___ Data shown
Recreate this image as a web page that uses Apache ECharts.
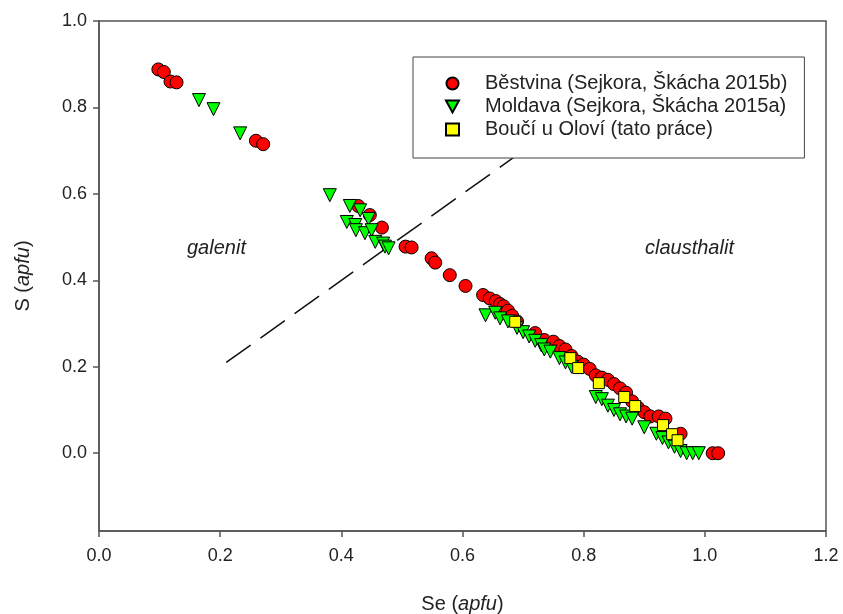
<!DOCTYPE html>
<html>
<head>
<meta charset="utf-8">
<script src="https://cdn.jsdelivr.net/npm/echarts@6/dist/echarts.min.js"></script>
<style>
  html, body { margin: 0; padding: 0; background: #fff; }
  #chart { width: 843px; height: 614px; }
</style>
</head>
<body>
<div id="chart"></div>
<script>
// Se vs S (apfu), each point [Se, S]
const bestvina = [
  [0.098, 0.888], [0.107, 0.882], [0.118, 0.860], [0.128, 0.858],
  [0.259, 0.723], [0.271, 0.715],
  [0.428, 0.572], [0.447, 0.551], [0.467, 0.522],
  [0.506, 0.478], [0.516, 0.476], [0.549, 0.451], [0.555, 0.441],
  [0.579, 0.412], [0.605, 0.387], [0.634, 0.366], [0.645, 0.358],
  [0.655, 0.352], [0.662, 0.345], [0.668, 0.340], [0.675, 0.330],
  [0.682, 0.318], [0.690, 0.305], [0.720, 0.278], [0.735, 0.262],
  [0.750, 0.258], [0.760, 0.248], [0.770, 0.240], [0.780, 0.225],
  [0.790, 0.212], [0.800, 0.205], [0.810, 0.195], [0.820, 0.180],
  [0.830, 0.175], [0.840, 0.170], [0.850, 0.160], [0.860, 0.150],
  [0.870, 0.140], [0.880, 0.120], [0.890, 0.105], [0.900, 0.095],
  [0.910, 0.085], [0.924, 0.085], [0.935, 0.080], [0.960, 0.045],
  [1.013, 0.000], [1.022, 0.000]
];
const moldava = [
  [0.165, 0.817], [0.189, 0.796], [0.233, 0.740],
  [0.381, 0.597], [0.414, 0.572], [0.431, 0.562], [0.445, 0.542],
  [0.409, 0.535], [0.423, 0.528], [0.424, 0.516], [0.439, 0.509],
  [0.450, 0.516], [0.456, 0.489], [0.469, 0.485], [0.472, 0.478],
  [0.478, 0.474],
  [0.638, 0.319], [0.654, 0.325], [0.662, 0.312], [0.675, 0.305],
  [0.690, 0.290], [0.700, 0.280], [0.710, 0.270], [0.720, 0.260],
  [0.730, 0.250], [0.735, 0.240], [0.745, 0.235], [0.760, 0.220],
  [0.770, 0.210], [0.780, 0.200], [0.820, 0.130], [0.830, 0.125],
  [0.840, 0.110], [0.850, 0.100], [0.860, 0.090], [0.870, 0.085],
  [0.880, 0.080], [0.900, 0.060], [0.920, 0.045], [0.930, 0.035],
  [0.940, 0.025], [0.950, 0.015], [0.960, 0.005], [0.970, 0.000],
  [0.980, 0.000], [0.990, 0.000]
];
const bouci = [
  [0.687, 0.304], [0.778, 0.220], [0.791, 0.197], [0.825, 0.162],
  [0.867, 0.130], [0.885, 0.109], [0.931, 0.065], [0.946, 0.044],
  [0.955, 0.030]
];
// boundary line galenit / clausthalit
const boundary = [[0.21, 0.21], [0.8, 0.8]];
const xTicks = [0, 0.2, 0.4, 0.6, 0.8, 1.0, 1.2];
const yTicks = [0, 0.2, 0.4, 0.6, 0.8, 1.0];
const legendNames = [
  'Běstvina (Sejkora, Škácha 2015b)',
  'Moldava (Sejkora, Škácha 2015a)',
  'Boučí u Oloví (tato práce)'
];

const font = "'Liberation Sans', Arial, sans-serif";
const axisColor = '#555';
const textColor = '#222';

const chart = echarts.init(document.getElementById('chart'));

function markerStyle(color) {
  return { color: color, borderColor: '#000', borderWidth: 1, opacity: 1 };
}

const nameRich = {
  a: { fontSize: 20, color: textColor, fontFamily: font },
  b: { fontSize: 20, color: textColor, fontFamily: font, fontStyle: 'italic' }
};

chart.setOption({
  animation: false,
  backgroundColor: '#fff',
  textStyle: { fontFamily: font },
  grid: {
    left: 99, right: 17, top: 21, bottom: 83,
    outerBoundsMode: 'none',
    show: true, borderColor: axisColor, borderWidth: 1.5
  },
  xAxis: {
    type: 'value',
    min: 0, max: 1.2, interval: 0.2,
    name: '{a|Se (}{b|apfu}{a|)}',
    nameLocation: 'middle',
    nameGap: 63,
    nameTextStyle: { rich: nameRich },
    axisLine: { show: true, onZero: false, lineStyle: { color: axisColor, width: 1.5 } },
    axisTick: { show: true, inside: false, length: 6, lineStyle: { color: axisColor, width: 1.5 }, customValues: xTicks },
    axisLabel: { customValues: xTicks, color: textColor, fontSize: 18, margin: 16, formatter: v => v.toFixed(1) },
    splitLine: { show: false }
  },
  yAxis: {
    type: 'value',
    min: -0.18, max: 1.0,
    name: '{a|S (}{b|apfu}{a|)}',
    nameLocation: 'middle',
    nameRotate: 90,
    nameGap: 66,
    nameTextStyle: { rich: nameRich },
    axisLine: { show: true, onZero: false, lineStyle: { color: axisColor, width: 1.5 } },
    axisTick: { show: true, inside: false, length: 6, lineStyle: { color: axisColor, width: 1.5 }, customValues: yTicks },
    axisLabel: { customValues: yTicks, color: textColor, fontSize: 18, margin: 12, formatter: v => v.toFixed(1) },
    splitLine: { show: false }
  },
  legend: {
    data: [
      { name: legendNames[0], icon: 'circle' },
      { name: legendNames[1], icon: 'path://M0,0 L12,0 L6,11 Z' },
      { name: legendNames[2], icon: 'rect' }
    ],
    orient: 'vertical',
    left: 413, top: 57,
    padding: [15, 17, 17, 32],
    itemWidth: 13, itemHeight: 12, itemGap: 0,
    backgroundColor: '#fff',
    borderColor: '#444', borderWidth: 1,
    formatter: name => '{g|}' + name,
    textStyle: {
      fontSize: 20, lineHeight: 23, color: textColor, fontFamily: font,
      rich: { g: { width: 21 } }
    }
  },
  graphic: [
    { type: 'text', left: 187, top: 238, style: { text: 'galenit', fill: textColor, font: 'italic 20px ' + font } },
    { type: 'text', left: 645, top: 238, style: { text: 'clausthalit', fill: textColor, font: 'italic 20px ' + font } }
  ],
  series: [
    {
      type: 'line',
      data: boundary,
      symbol: 'none',
      silent: true,
      z: 1,
      lineStyle: { color: '#111', width: 1.5, type: [30, 12] }
    },
    {
      name: legendNames[0],
      type: 'scatter',
      data: bestvina,
      symbol: 'circle',
      symbolSize: 13,
      itemStyle: markerStyle('#ff0000'),
      z: 2
    },
    {
      name: legendNames[1],
      type: 'scatter',
      data: moldava,
      symbol: 'triangle',
      symbolRotate: 180,
      symbolSize: 13,
      itemStyle: markerStyle('#00ff00'),
      z: 3
    },
    {
      name: legendNames[2],
      type: 'scatter',
      data: bouci,
      symbol: 'rect',
      symbolSize: 11,
      itemStyle: markerStyle('#ffff00'),
      z: 4
    }
  ]
});
</script>
</body>
</html>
______
◆ Do this:
Copy out all the data without changing anything, and drop the pictures.

◆ Answer to the task:
Recreate this image as a web page that uses Apache ECharts.
<!DOCTYPE html>
<html>
<head>
<meta charset="utf-8">
<script src="https://cdn.jsdelivr.net/npm/echarts@6/dist/echarts.min.js"></script>
<style>
  html, body { margin: 0; padding: 0; background: #fff; }
  #chart { width: 843px; height: 614px; }
</style>
</head>
<body>
<div id="chart"></div>
<script>
// Se vs S (apfu), each point [Se, S]
const bestvina = [
  [0.098, 0.888], [0.107, 0.882], [0.118, 0.860], [0.128, 0.858],
  [0.259, 0.723], [0.271, 0.715],
  [0.428, 0.572], [0.447, 0.551], [0.467, 0.522],
  [0.506, 0.478], [0.516, 0.476], [0.549, 0.451], [0.555, 0.441],
  [0.579, 0.412], [0.605, 0.387], [0.634, 0.366], [0.645, 0.358],
  [0.655, 0.352], [0.662, 0.345], [0.668, 0.340], [0.675, 0.330],
  [0.682, 0.318], [0.690, 0.305], [0.720, 0.278], [0.735, 0.262],
  [0.750, 0.258], [0.760, 0.248], [0.770, 0.240], [0.780, 0.225],
  [0.790, 0.212], [0.800, 0.205], [0.810, 0.195], [0.820, 0.180],
  [0.830, 0.175], [0.840, 0.170], [0.850, 0.160], [0.860, 0.150],
  [0.870, 0.140], [0.880, 0.120], [0.890, 0.105], [0.900, 0.095],
  [0.910, 0.085], [0.924, 0.085], [0.935, 0.080], [0.960, 0.045],
  [1.013, 0.000], [1.022, 0.000]
];
const moldava = [
  [0.165, 0.817], [0.189, 0.796], [0.233, 0.740],
  [0.381, 0.597], [0.414, 0.572], [0.431, 0.562], [0.445, 0.542],
  [0.409, 0.535], [0.423, 0.528], [0.424, 0.516], [0.439, 0.509],
  [0.450, 0.516], [0.456, 0.489], [0.469, 0.485], [0.472, 0.478],
  [0.478, 0.474],
  [0.638, 0.319], [0.654, 0.325], [0.662, 0.312], [0.675, 0.305],
  [0.690, 0.290], [0.700, 0.280], [0.710, 0.270], [0.720, 0.260],
  [0.730, 0.250], [0.735, 0.240], [0.745, 0.235], [0.760, 0.220],
  [0.770, 0.210], [0.780, 0.200], [0.820, 0.130], [0.830, 0.125],
  [0.840, 0.110], [0.850, 0.100], [0.860, 0.090], [0.870, 0.085],
  [0.880, 0.080], [0.900, 0.060], [0.920, 0.045], [0.930, 0.035],
  [0.940, 0.025], [0.950, 0.015], [0.960, 0.005], [0.970, 0.000],
  [0.980, 0.000], [0.990, 0.000]
];
const bouci = [
  [0.687, 0.304], [0.778, 0.220], [0.791, 0.197], [0.825, 0.162],
  [0.867, 0.130], [0.885, 0.109], [0.931, 0.065], [0.946, 0.044],
  [0.955, 0.030]
];
// boundary line galenit / clausthalit
const boundary = [[0.21, 0.21], [0.8, 0.8]];
const xTicks = [0, 0.2, 0.4, 0.6, 0.8, 1.0, 1.2];
const yTicks = [0, 0.2, 0.4, 0.6, 0.8, 1.0];
const legendNames = [
  'Běstvina (Sejkora, Škácha 2015b)',
  'Moldava (Sejkora, Škácha 2015a)',
  'Boučí u Oloví (tato práce)'
];

const font = "'Liberation Sans', Arial, sans-serif";
const axisColor = '#555';
const textColor = '#222';

const chart = echarts.init(document.getElementById('chart'));

function markerStyle(color) {
  return { color: color, borderColor: '#000', borderWidth: 1, opacity: 1 };
}

const nameRich = {
  a: { fontSize: 20, color: textColor, fontFamily: font },
  b: { fontSize: 20, color: textColor, fontFamily: font, fontStyle: 'italic' }
};

chart.setOption({
  animation: false,
  backgroundColor: '#fff',
  textStyle: { fontFamily: font },
  grid: {
    left: 99, right: 17, top: 21, bottom: 83,
    outerBoundsMode: 'none',
    show: true, borderColor: axisColor, borderWidth: 1.5
  },
  xAxis: {
    type: 'value',
    min: 0, max: 1.2, interval: 0.2,
    name: '{a|Se (}{b|apfu}{a|)}',
    nameLocation: 'middle',
    nameGap: 63,
    nameTextStyle: { rich: nameRich },
    axisLine: { show: true, onZero: false, lineStyle: { color: axisColor, width: 1.5 } },
    axisTick: { show: true, inside: false, length: 6, lineStyle: { color: axisColor, width: 1.5 }, customValues: xTicks },
    axisLabel: { customValues: xTicks, color: textColor, fontSize: 18, margin: 16, formatter: v => v.toFixed(1) },
    splitLine: { show: false }
  },
  yAxis: {
    type: 'value',
    min: -0.18, max: 1.0,
    name: '{a|S (}{b|apfu}{a|)}',
    nameLocation: 'middle',
    nameRotate: 90,
    nameGap: 66,
    nameTextStyle: { rich: nameRich },
    axisLine: { show: true, onZero: false, lineStyle: { color: axisColor, width: 1.5 } },
    axisTick: { show: true, inside: false, length: 6, lineStyle: { color: axisColor, width: 1.5 }, customValues: yTicks },
    axisLabel: { customValues: yTicks, color: textColor, fontSize: 18, margin: 12, formatter: v => v.toFixed(1) },
    splitLine: { show: false }
  },
  legend: {
    data: [
      { name: legendNames[0], icon: 'circle' },
      { name: legendNames[1], icon: 'path://M0,0 L12,0 L6,11 Z' },
      { name: legendNames[2], icon: 'rect' }
    ],
    orient: 'vertical',
    left: 413, top: 57,
    padding: [15, 17, 17, 32],
    itemWidth: 13, itemHeight: 12, itemGap: 0,
    backgroundColor: '#fff',
    borderColor: '#444', borderWidth: 1,
    formatter: name => '{g|}' + name,
    textStyle: {
      fontSize: 20, lineHeight: 23, color: textColor, fontFamily: font,
      rich: { g: { width: 21 } }
    }
  },
  graphic: [
    { type: 'text', left: 187, top: 238, style: { text: 'galenit', fill: textColor, font: 'italic 20px ' + font } },
    { type: 'text', left: 645, top: 238, style: { text: 'clausthalit', fill: textColor, font: 'italic 20px ' + font } }
  ],
  series: [
    {
      type: 'line',
      data: boundary,
      symbol: 'none',
      silent: true,
      z: 1,
      lineStyle: { color: '#111', width: 1.5, type: [30, 12] }
    },
    {
      name: legendNames[0],
      type: 'scatter',
      data: bestvina,
      symbol: 'circle',
      symbolSize: 13,
      itemStyle: markerStyle('#ff0000'),
      z: 2
    },
    {
      name: legendNames[1],
      type: 'scatter',
      data: moldava,
      symbol: 'triangle',
      symbolRotate: 180,
      symbolSize: 13,
      itemStyle: markerStyle('#00ff00'),
      z: 3
    },
    {
      name: legendNames[2],
      type: 'scatter',
      data: bouci,
      symbol: 'rect',
      symbolSize: 11,
      itemStyle: markerStyle('#ffff00'),
      z: 4
    }
  ]
});
</script>
</body>
</html>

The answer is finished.